====== DATASET EXTRACT ======

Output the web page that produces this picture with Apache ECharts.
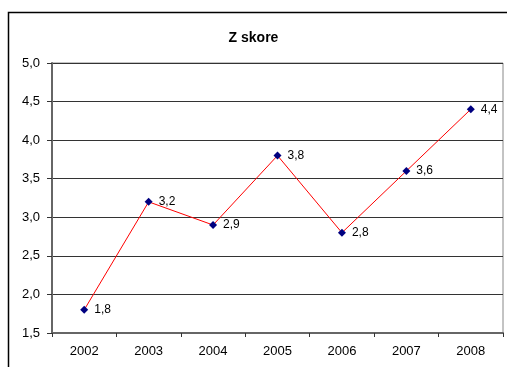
<!DOCTYPE html>
<html>
<head>
<meta charset="utf-8">
<script src="https://cdn.jsdelivr.net/npm/echarts@6/dist/echarts.min.js"></script>
<style>
  html, body { margin: 0; padding: 0; background: #fff; }
  #chart { width: 507px; height: 367px; }
</style>
</head>
<body>
<div id="chart"></div>
<script>
// Z-score by year
const years = ['2002', '2003', '2004', '2005', '2006', '2007', '2008'];
const zScores = [1.8, 3.2, 2.9, 3.8, 2.8, 3.6, 4.4];
const chartTitle = 'Z skore';

const fmt = v => v.toFixed(1).replace('.', ',');
const FONT = 'Liberation Sans, Arial, sans-serif';

const chart = echarts.init(document.getElementById('chart'), null, { renderer: 'canvas' });
chart.setOption({
  animation: false,
  backgroundColor: '#fff',
  textStyle: { fontFamily: FONT },
  title: {
    text: chartTitle,
    left: 'center',
    top: 26,
    textStyle: { fontSize: 14, fontWeight: 'bold', color: '#000', fontFamily: FONT }
  },
  graphic: [{
    type: 'rect',
    shape: { x: 8.5, y: 12.5, width: 520, height: 380 },
    style: { fill: 'none', stroke: '#000', lineWidth: 1.5 },
    silent: true
  }, {
    type: 'rect',
    shape: { x: 52, y: 63, width: 451, height: 270 },
    style: { fill: 'none', stroke: '#888', lineWidth: 1 },
    silent: true,
    z: -1
  }],
  grid: { left: 52, top: 63, right: 4, bottom: 34, containLabel: false },
  xAxis: {
    type: 'category',
    data: years,
    boundaryGap: true,
    axisLine: { lineStyle: { color: '#666', width: 2 } },
    axisTick: { show: true, alignWithLabel: false, length: 4, lineStyle: { color: '#333' } },
    axisLabel: { color: '#000', fontSize: 13, margin: 12 },
    splitLine: { show: false }
  },
  yAxis: {
    type: 'value',
    min: 1.5,
    max: 5.0,
    interval: 0.5,
    axisLine: { show: true, lineStyle: { color: '#666', width: 2 } },
    axisTick: { show: true, length: 5, lineStyle: { color: '#333' } },
    axisLabel: { color: '#000', fontSize: 13, margin: 12, formatter: v => fmt(v) },
    splitLine: { show: true, lineStyle: { color: '#333', width: 1 } }
  },
  series: [{
    type: 'line',
    data: zScores,
    symbol: 'diamond',
    symbolSize: 8,
    itemStyle: { color: '#000080' },
    lineStyle: { color: '#ff0000', width: 1 },
    label: {
      show: true,
      position: 'right',
      distance: 6,
      color: '#000',
      fontSize: 12,
      formatter: p => fmt(p.value)
    }
  }]
});
</script>
</body>
</html>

======

Extract the full listing exactly, with the pictures left out.

SOLUTION
Output the web page that produces this picture with Apache ECharts.
<!DOCTYPE html>
<html>
<head>
<meta charset="utf-8">
<script src="https://cdn.jsdelivr.net/npm/echarts@6/dist/echarts.min.js"></script>
<style>
  html, body { margin: 0; padding: 0; background: #fff; }
  #chart { width: 507px; height: 367px; }
</style>
</head>
<body>
<div id="chart"></div>
<script>
// Z-score by year
const years = ['2002', '2003', '2004', '2005', '2006', '2007', '2008'];
const zScores = [1.8, 3.2, 2.9, 3.8, 2.8, 3.6, 4.4];
const chartTitle = 'Z skore';

const fmt = v => v.toFixed(1).replace('.', ',');
const FONT = 'Liberation Sans, Arial, sans-serif';

const chart = echarts.init(document.getElementById('chart'), null, { renderer: 'canvas' });
chart.setOption({
  animation: false,
  backgroundColor: '#fff',
  textStyle: { fontFamily: FONT },
  title: {
    text: chartTitle,
    left: 'center',
    top: 26,
    textStyle: { fontSize: 14, fontWeight: 'bold', color: '#000', fontFamily: FONT }
  },
  graphic: [{
    type: 'rect',
    shape: { x: 8.5, y: 12.5, width: 520, height: 380 },
    style: { fill: 'none', stroke: '#000', lineWidth: 1.5 },
    silent: true
  }, {
    type: 'rect',
    shape: { x: 52, y: 63, width: 451, height: 270 },
    style: { fill: 'none', stroke: '#888', lineWidth: 1 },
    silent: true,
    z: -1
  }],
  grid: { left: 52, top: 63, right: 4, bottom: 34, containLabel: false },
  xAxis: {
    type: 'category',
    data: years,
    boundaryGap: true,
    axisLine: { lineStyle: { color: '#666', width: 2 } },
    axisTick: { show: true, alignWithLabel: false, length: 4, lineStyle: { color: '#333' } },
    axisLabel: { color: '#000', fontSize: 13, margin: 12 },
    splitLine: { show: false }
  },
  yAxis: {
    type: 'value',
    min: 1.5,
    max: 5.0,
    interval: 0.5,
    axisLine: { show: true, lineStyle: { color: '#666', width: 2 } },
    axisTick: { show: true, length: 5, lineStyle: { color: '#333' } },
    axisLabel: { color: '#000', fontSize: 13, margin: 12, formatter: v => fmt(v) },
    splitLine: { show: true, lineStyle: { color: '#333', width: 1 } }
  },
  series: [{
    type: 'line',
    data: zScores,
    symbol: 'diamond',
    symbolSize: 8,
    itemStyle: { color: '#000080' },
    lineStyle: { color: '#ff0000', width: 1 },
    label: {
      show: true,
      position: 'right',
      distance: 6,
      color: '#000',
      fontSize: 12,
      formatter: p => fmt(p.value)
    }
  }]
});
</script>
</body>
</html>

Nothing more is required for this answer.